Was wohl Karl Wlaschek sagen würde? Der Barpianist und Geschäftsmann erfand 1961 die Marke Billa und eröffnete 1969 den ersten Merkur. Nun firmiert die Konzernmutter Rewe, wie berichtet, Merkur zu „Billa Plus“ um; nicht zuletzt, da Rewe 2020 die Marktführerschaft im Lebensmittelhandel an Spar verloren hat, sich mit Platz zwei aber nicht abfinden will. „Handel ist Wandel“, besagt eine Branchenweisheit, und Beispiele für verblichene Marken gibt es zuhauf.
Die Vielfalt im Lebensmittelhandel nimmt schon lange ab, die Konzentration zu. Vielfältig sind aber die Gründe: Umstrukturierungen, neue Strategien, Zerschlagungen oder spektakuläre Pleiten. So ist der Untergang des „roten Riesen“ Konsum zwar schon über ein Vierteljahrhundert her, im kollektiven Handelsgedächtnis hat er seinen fixen Platz aber sicher.
Konsum: 1950 bis 1995
Denn 1950 war es die Konsumgenossenschaft, die die ersten Supermärkte nach US-Vorbild in Österreich bauen ließ und dann über viele Jahre die Rolle des Platzhirschen einnahm, gejagt freilich von der Konkurrenz. Und filetiert ab März 1995, als Konsum mit mehr als 15.000 Dienstnehmern und 26 Milliarden Schilling (2,9 Milliarden Euro) Passiva pleite war – bis heute der größte Konkurs eines heimischen Handelskonzerns.
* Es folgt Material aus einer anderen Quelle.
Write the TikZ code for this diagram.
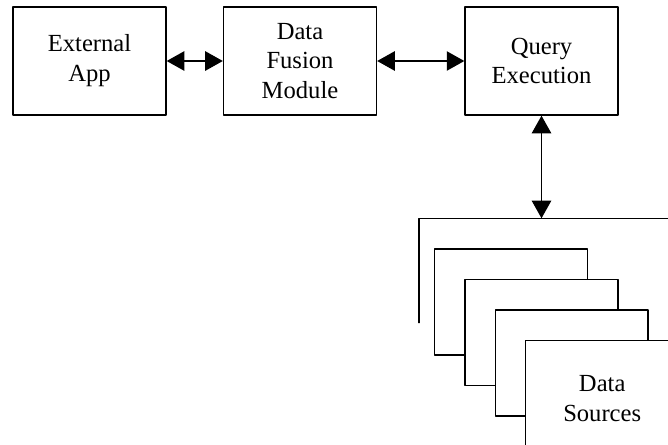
\documentclass[tikz,border=0pt]{standalone}
\usepackage{fontspec}
\setmainfont{Liberation Serif}
\usetikzlibrary{arrows.meta}

\tikzset{
  box/.style={draw,line width=0.8pt,fill=white,minimum width=3.06cm,minimum height=2.16cm,
    align=center,inner sep=0pt,font=\fontsize{14}{17}\selectfont},
  sheet/.style={box,minimum height=2.12cm},
  link/.style={line width=0.8pt,{Triangle[length=10pt,width=11pt]}-{Triangle[length=10pt,width=11pt]}}
}

\begin{document}
\begin{tikzpicture}[line cap=round,line join=round,x=0.02cm,y=-0.02cm]
\clip (0,0) rectangle (668,444);
\node[box] (ext) at (89.5,61) {External\\App};
\node[box] (fusion) at (300,61) {Data\\Fusion\\Module};
\node[box] (query) at (541.5,61) {Query\\Execution};
\draw [link] (ext.east)-- (fusion.west);
\draw [link] (fusion.east)-- (query.west);
% stack of sources, back to front
\coordinate (backbot) at (419,322.7);
\coordinate (backtop) at (419,218.3);
\coordinate (backend) at (700,218.3);
\coordinate (backin) at (541.5,218.3);
\draw [line width=0.8pt] (backbot)-- (backtop)-- (backend);
\draw [link] (query.south)-- (backin);
\node[sheet] (sheetb) at (510.8,302) {};
\node[sheet] (sheetc) at (541.3,332.7) {};
\node[sheet] (sheetd) at (571.7,363) {};
% front sheet runs past the bottom edge
\node[sheet,minimum height=2.32cm] (src) at (602.2,398.3) {Data\\Sources};
\end{tikzpicture}
\end{document}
Konsum verschwand und andere wuchsen. Die 630 Filialen gingen an Spar, Billa, Adeg, Löwa und Meinl. Doch auch von diesem einst so stolzen Traditionshaus ist nur noch der Delikatessenhandel am Graben in Wien übrig geblieben.
Weg: Meinl, Löwa, Pampam, Zielpunkt
Meinl zog sich 1999 wegen hoher Verluste aus dem Lebensmittelhandel zurück, gab seine Filialen an Billa und an Spar ab. Unter anderem Pam-Pam. Diese Kette war ab 1972 von Meinl und dem Löwa-Mitgründer Walter Löwe ins Leben gerufen und aufgebaut worden, blieb mit 41 Filialen, davon 20 in Wien, aber bis zuletzt in der Nische.
Auch Löwa hat das Zeitliche gesegnet. Die Geschichte der Handelskette von 1967 bis 2016 war wechselvoll, aber kein durchschlagender Erfolg. Unter der deutschen Tengelmann-Gruppe wurde Löwa nach und nach in Zielpunkt umbenannt, es folgten weitere Eigentümerwechsel. Zuletzt versuchte die oberösterreichische Pfeiffer-Gruppe, zu der die 126 Unimärkte gehören, einen Neustart. Letztlich schlitterte auch Zielpunkt in die Pleite, und erneut holten sich die Mitbewerber Spar, Rewe und Hofer die lukrativsten Standorte.
Rivalen: Spar und Rewe
Geschäftlich war Handelspionier Wlaschek 1990 am Höhepunkt. Mit Billa, Merkur, Libro, Bipa, Mondo und Emma eroberte er von Konsum die Marktführerschaft im Einzelhandel. 1996 verkaufte der Wiener Billa und Merkur an die deutsche Rewe-Gruppe, zu der heute auch Penny, Bipa und Adeg gehören. Bis 2019 blieb die Gruppe Nummer eins, dann zog Spar vorbei.
Auch die Geschichte von Spar begann in Österreich in den 1950er Jahren. Zu der Zeit, als Wlaschek, er starb 2015, in den Handel einstieg, schlossen sich Händler zu Spar zusammen. Die Idee, dass unabhängige Kaufleute vom gemeinsamen Auftritt und Einkauf profitieren sollen, kam damals aus den Niederlanden. Die österreichischen Spar-Pioniere, die Familien Reisch, Drexel und Poppmeier, kontrollieren den Konzern bis heute. Ab Beginn der 1990er Jahre schwenkte das Unternehmen auf einen Expansionskurs, und so manche Handelsmarke ging seither auch im Spar-Imperium auf. Es zählt 45.700 Beschäftigte und damit dreimal so viel wie der Konsum.